/lnkckr

A link checker and library

Primary LanguagePythonMIT LicenseMIT

lnkckr

lnkckr is a link checking library with command-line script linkcheck. It's intended to be used to check broken links and it can be interrupted at any time, then resumes from saved JSON file.

It supports Python 2.7 and Python 3.

Contents

[TOC]

Installation

pip install lnkckr

Usage

linkcheck [-c CHECKER] [-u|--update] [-f FILE] [-j JSON] [-s STATUS] [-x EXCLUDE_STATUS]
Arugment Detail
CHECKER what checker used to process FILE, see Checkers below.
-u or --update update the JSON with input file. Wihout this, when JSON used, FILE is ignored.
FILE the input filename or URL.
JSON the filename of saved progress file. If the FILE is a filename, then FILE can be omitted, an filename is assigned automatically unless using different filename is desired.
STATUS indicates re-check url with specific status.
EXCLUDE_STATUS a CSV which lists what links with specified status will not be shown in report section.

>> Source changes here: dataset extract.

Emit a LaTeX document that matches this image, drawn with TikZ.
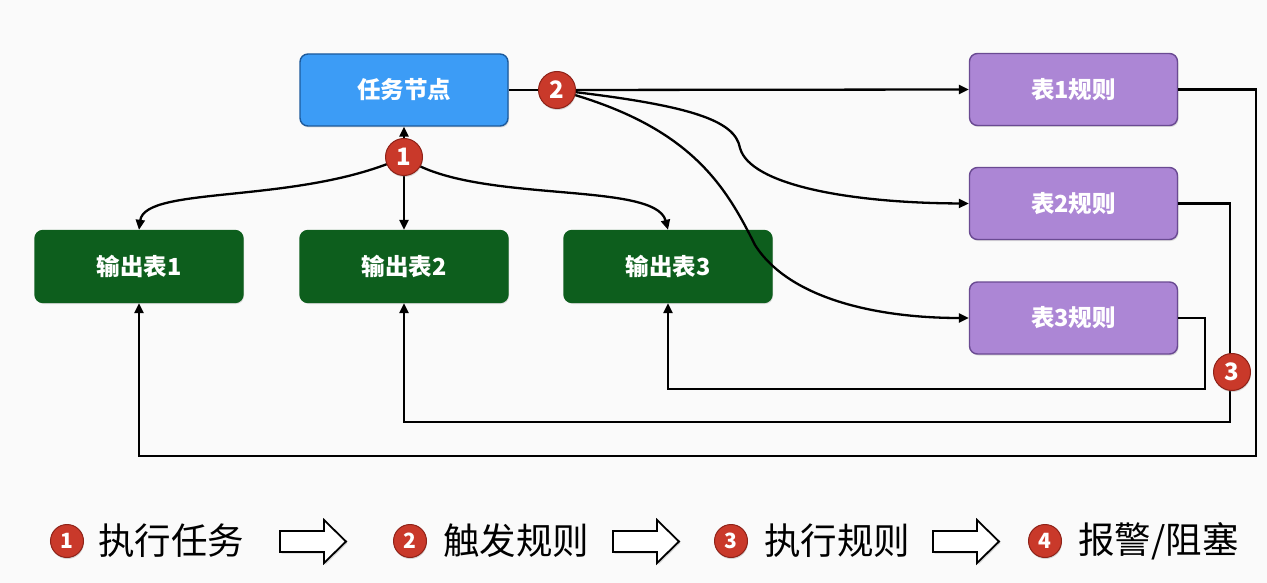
\documentclass[tikz,border=0pt]{standalone}
\usepackage{fontspec}
\setmainfont{Noto Sans CJK SC}
\usetikzlibrary{arrows.meta,shadows}
\definecolor{bg}{HTML}{FAFAFA}
\definecolor{taskblue}{HTML}{3C9CF6}
\definecolor{taskedge}{HTML}{1C5A9C}
\definecolor{outgreen}{HTML}{0D5E1D}
\definecolor{rulepurple}{HTML}{AC86D5}
\definecolor{ruleedge}{HTML}{6A4A92}
\definecolor{badgered}{HTML}{C9392A}
\definecolor{badgeedge}{HTML}{8E2218}
\tikzset{
  boxbase/.style={rectangle, rounded corners=8pt, minimum width=208pt, minimum height=72pt, line width=1.4pt, text=white, font=\fontsize{23.5}{26}\selectfont\bfseries, drop shadow={shadow xshift=1pt, shadow yshift=-1.5pt, opacity=0.25}},
  taskbox/.style={boxbase, fill=taskblue, draw=taskedge},
  outbox/.style={boxbase, fill=outgreen, draw=outgreen},
  rulebox/.style={boxbase, fill=rulepurple, draw=ruleedge},
  badge/.style={circle, fill=badgered, draw=badgeedge, line width=1pt, minimum size=37pt, inner sep=0pt, text=white, font=\fontsize{24}{24}\selectfont\bfseries, drop shadow={shadow xshift=0.5pt, shadow yshift=-1.5pt, opacity=0.3}},
  smallbadge/.style={badge, minimum size=33pt, font=\fontsize{21}{21}\selectfont\bfseries},
  conn/.style={line width=2.3pt, black},
  arr/.style={conn, -{Triangle[length=10pt,width=9pt]}},
  legendtext/.style={anchor=west, inner sep=0pt, font=\fontsize{36.5}{40}\selectfont},
  hollow/.style={draw=black, line width=1.8pt, fill=white, line join=miter, drop shadow={shadow xshift=1.5pt, shadow yshift=-1.5pt, opacity=0.3}}
}
\begin{document}
\begin{tikzpicture}[x=1pt,y=-1pt]
\fill[bg] (0,0) rectangle (1267,583);
\useasboundingbox (0,0) rectangle (1267,583);

% nodes
\node[taskbox] (task) at (404,90) {任务节点};
\node[outbox] (out1) at (139,266.5) {输出表1};
\node[outbox] (out2) at (404,266.5) {输出表2};
\node[outbox] (out3) at (668,266.5) {输出表3};
\node[rulebox] (r1) at (1073.5,89.5) {表1规则};
\node[rulebox] (r2) at (1073.5,203.5) {表2规则};
\node[rulebox] (r3) at (1073.5,318) {表3规则};

% coordinates
\coordinate (b1c) at (404,157);
\coordinate (b2c) at (557,90);
\coordinate (c1) at (1256,456);
\coordinate (c2) at (1230,422);
\coordinate (c3) at (1205,389);

% step 1 connectors
\draw[arr] (b1c) -- (task.south);
\draw[arr] (b1c) .. controls (300,205) and (145,185) .. (out1.north);
\draw[arr] (b1c) -- (out2.north);
\draw[arr] (b1c) .. controls (470,205) and (655,180) .. (out3.north);

% step 2 connectors
\draw[conn] (task.east) -- (b2c);
\draw[arr] (b2c) -- (r1.west);
\draw[arr] (b2c) .. controls (690,105) and (735,120) .. (740,148) .. controls (750,185) and (850,203) .. (r2.west);
\draw[arr] (b2c) .. controls (690,125) and (725,185) .. (755,245) .. controls (790,300) and (880,318) .. (r3.west);

% step 3 return connectors
\draw[arr] (r1.east) -| (c1) -| (out1.south);
\draw[arr] (r2.east) -| (c2) -| (out2.south);
\draw[arr] (r3.east) -| (c3) -| (out3.south);

% badges
\node[badge] (b1) at (b1c) {1};
\node[badge] (b2) at (b2c) {2};
\node[badge] (b3) at (1232,372) {3};

% legend
\node[smallbadge] (l1) at (67,541) {1};
\node[legendtext] (t1) at (98,541) {执行任务};
\node[smallbadge] (l2) at (410,541) {2};
\node[legendtext] (t2) at (443,541) {触发规则};
\node[smallbadge] (l3) at (731,541) {3};
\node[legendtext] (t3) at (764,541) {执行规则};
\node[smallbadge] (l4) at (1045,541) {4};
\node[legendtext] (t4) at (1078,541) {报警/阻塞};

\foreach \ax in {280,613,933}{
  \draw[hollow] (\ax,531) -- ++(44,0) -- ++(0,-11) -- ++(22,21.5) -- ++(-22,21.5) -- ++(0,-11) -- ++(-44,0) -- cycle;
}
\end{tikzpicture}
\end{document}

Default is unchecked,200.

Screenshot

Using lnkckr to check a Blogger XML Export file

Checkers

Checker Description
list input file is a list of links, one URL per line.
html input file is a HTML file.
blogger input file is a Blogger XML Export file.

Blogger

The Blogger checker has the following environment variables:

Variable Description Default
LNKCKR_BLOGGER_TOPLIST_LIMIT the amount of entries listed in toplist. 0 means list all entries. 10

Results

Symbol Description
[---] the url hasn't been checked.
[???] where the ??? is the HTTP status code.
[###] means the fragment in the URL can't be found in the response body in format of id="<fragment>" or name="<fragment>".
[SCH] unsupported HTTP scheme.
[SKP] the url is skipped.
[RRR] the url results reaching maximal redirection limit.
[XXX] unknown error.
[000] timeout when trying to check the url.

Note

The output of lnkckr is similar to my two-year-old shell script linkckr.sh, I have also included it in the repository since lnkckr is kind of continuation of linkckr.sh, here is a blog post about it.

Related links

  • bea: Blogger Export Analyzer, not directly related, but also uses the Blogger XML Export file.
  • announcement: the blog post of lnkckr.
  • b.py: Command-line posting script, it uses lnkckr to check links.

License

lnkckr is licensed under the MIT License, see COPYING.